The exact details and precise dollar figures behind the budget for the 2023 fiscal year won’t become clear until lawmakers introduce legislative bills. They are expected to begin voting on bills on Thursday night, Ms. Stewart-Cousins said.
Lawmakers passed emergency legislation on Monday to ensure that state workers would be paid on time this week despite the delay, though the state comptroller warned that some paychecks may be late.
While late budgets are nothing new in Albany, this year’s delay served as a visible reminder of how much hasn’t changed in the State Capitol, even under a new governor. The budget process was as opaque as ever: The allocation of billions of dollars was negotiated largely behind closed doors between Ms. Hochul and the Democratic legislative leaders.
“This is a very normal budget process,” said Ms. Hochul, who vowed to increase transparency in government when she took office in August, when asked on Monday about the lack of transparency. “This is very normal.”
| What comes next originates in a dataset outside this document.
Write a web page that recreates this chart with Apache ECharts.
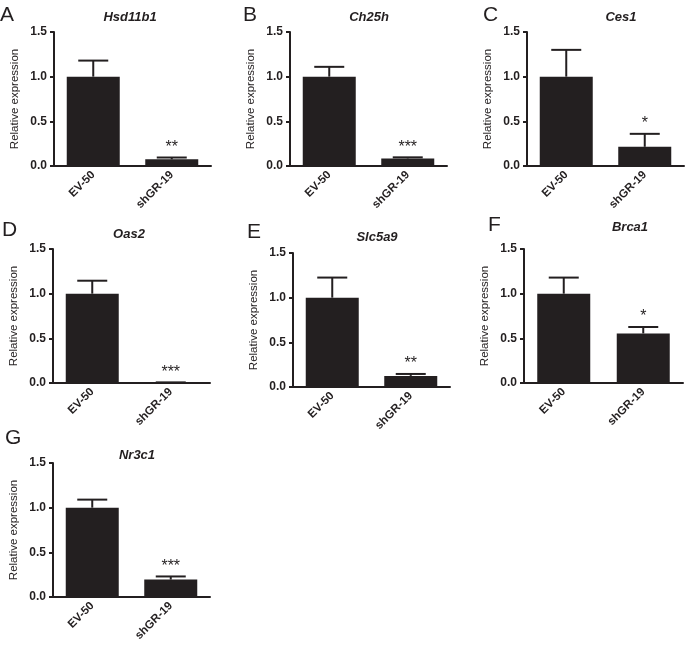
<!DOCTYPE html>
<html>
<head>
<meta charset="utf-8">
<script src="https://cdn.jsdelivr.net/npm/echarts@6/dist/echarts.min.js"></script>
<style>
html,body{margin:0;padding:0;background:#fff;}
#chart{width:685px;height:645px;}
</style>
</head>
<body>
<div id="chart"></div>
<script>
// ---- data ----
const categories = ['EV-50', 'shGR-19'];
const genes = ['Hsd11b1', 'Ch25h', 'Ces1', 'Oas2', 'Slc5a9', 'Brca1', 'Nr3c1'];
const panelLetters = ['A', 'B', 'C', 'D', 'E', 'F', 'G'];
const meanHsd11b1 = [1.0, 0.075];
const meanCh25h   = [1.0, 0.085];
const meanCes1    = [1.0, 0.215];
const meanOas2    = [1.0, 0.005];
const meanSlc5a9  = [1.0, 0.124];
const meanBrca1   = [1.0, 0.555];
const meanNr3c1   = [1.0, 0.195];
const errHsd11b1 = [0.18, 0.02];
const errCh25h   = [0.11, 0.012];
const errCes1    = [0.30, 0.145];
const errOas2    = [0.145, 0.002];
const errSlc5a9  = [0.225, 0.022];
const errBrca1   = [0.18, 0.072];
const errNr3c1   = [0.09, 0.035];
const stars = ['**', '***', '*', '***', '**', '*', '***'];
const yTicks = [0, 0.5, 1.0, 1.5];

const means = [meanHsd11b1, meanCh25h, meanCes1, meanOas2, meanSlc5a9, meanBrca1, meanNr3c1];
const errs = [errHsd11b1, errCh25h, errCes1, errOas2, errSlc5a9, errBrca1, errNr3c1];

// ---- layout ----
const gridBoxes = [
  {left: 54,  top: 32,  width: 157, height: 134},
  {left: 290, top: 32,  width: 157, height: 134},
  {left: 527, top: 32,  width: 157, height: 134},
  {left: 53,  top: 249, width: 157, height: 134},
  {left: 293, top: 253, width: 157, height: 134},
  {left: 524, top: 249, width: 159, height: 134},
  {left: 53,  top: 463, width: 157, height: 134}
];
const titlePos = [[130, 17], [369, 17], [621, 17], [129, 234], [377, 237], [630, 227], [137, 455]];
const letterPos = [[0, 15], [243, 15], [483, 15], [2, 230], [247, 232], [488, 225], [5, 438]];

const INK = '#231f20';
const FONT = '"Liberation Sans", Arial, Helvetica, sans-serif';

function makeErrRenderer(starText) {
  return function (params, api) {
    const x = api.value(0), m = api.value(1), e = api.value(2);
    const base = api.coord([x, m]);
    const top = api.coord([x, m + e]);
    const half = 15;
    const children = [
      {type: 'line', shape: {x1: base[0], y1: base[1], x2: top[0], y2: top[1]},
       style: {stroke: INK, lineWidth: 2}},
      {type: 'line', shape: {x1: top[0] - half, y1: top[1], x2: top[0] + half, y2: top[1]},
       style: {stroke: INK, lineWidth: 2}}
    ];
    if (x === 1) {
      children.push({type: 'text', x: top[0], y: top[1] - 2,
        style: {text: starText, textAlign: 'center', textVerticalAlign: 'bottom',
                align: 'center', verticalAlign: 'bottom',
                fontSize: 16, fontFamily: FONT, fill: INK}});
    }
    return {type: 'group', children: children};
  };
}

const grid = [], xAxis = [], yAxis = [], series = [], graphic = [];
genes.forEach(function (g, i) {
  grid.push(Object.assign({containLabel: false, outerBoundsMode: 'none'}, gridBoxes[i]));
  xAxis.push({
    type: 'category', gridIndex: i, data: categories,
    axisLine: {lineStyle: {color: INK, width: 2}},
    axisTick: {alignWithLabel: true, length: 4, lineStyle: {color: INK, width: 2}},
    axisLabel: {rotate: 45, margin: 7, color: INK, fontWeight: 'bold', fontSize: 11.5, fontFamily: FONT}
  });
  yAxis.push({
    type: 'value', gridIndex: i, min: yTicks[0], max: yTicks[yTicks.length - 1], interval: 0.5,
    name: 'Relative expression', nameLocation: 'middle', nameGap: 33,
    nameTextStyle: {color: INK, fontSize: 11.5, fontFamily: FONT},
    axisLine: {show: true, lineStyle: {color: INK, width: 2}},
    axisTick: {show: true, length: 4, lineStyle: {color: INK, width: 2}},
    splitLine: {show: false},
    axisLabel: {margin: 7, color: INK, fontWeight: 'bold', fontSize: 12, fontFamily: FONT,
      formatter: function (v) { return v.toFixed(1); }}
  });
  series.push({
    type: 'bar', xAxisIndex: i, yAxisIndex: i, data: means[i], barWidth: 53,
    itemStyle: {color: INK}, silent: true, animation: false
  });
  series.push({
    type: 'custom', xAxisIndex: i, yAxisIndex: i,
    data: categories.map(function (c, k) { return [k, means[i][k], errs[i][k]]; }),
    renderItem: makeErrRenderer(stars[i]), silent: true, animation: false, z: 3
  });
  graphic.push({type: 'text', x: titlePos[i][0], y: titlePos[i][1],
    style: {text: g, align: 'center', verticalAlign: 'middle', fill: INK,
            font: 'italic bold 13px ' + FONT}});
  graphic.push({type: 'text', x: letterPos[i][0], y: letterPos[i][1],
    style: {text: panelLetters[i], align: 'left', verticalAlign: 'middle', fill: INK,
            font: 'normal 21px ' + FONT}});
});

const chart = echarts.init(document.getElementById('chart'), null, {renderer: 'canvas'});
chart.setOption({
  backgroundColor: '#fff',
  animation: false,
  grid: grid, xAxis: xAxis, yAxis: yAxis, series: series, graphic: graphic
});
</script>
</body>
</html>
The delay was partly a result of Ms. Hochul’s introducing two proposals — changes to the bail laws and public funding for the Bills stadium — late in the process, pitting her against an increasingly emboldened Legislature. Many members of the governor’s negotiating team also fell ill with Covid-19 last week.
By far the most contentious aspect of the negotiations concerned Ms. Hochul’s efforts to modify the state’s bail laws.
The changes the governor and lawmakers ultimately agreed to represented a grudging middle ground between the stance of a legislative body largely reluctant to make any alterations and a 10-point proposal that Ms. Hochul vigorously pursued in private discussions. The deal would change the way some gun crimes are handled, allow for arrests to be made in certain instances of repeated offenses and ease the discovery burden faced by prosecutors.
“I think that it is a thoughtful package that reacts not just to a narrative, but actually reacts to the need for people to feel safe,” Ms. Stewart-Cousins said on Thursday. “And for us really to address the gun crime.”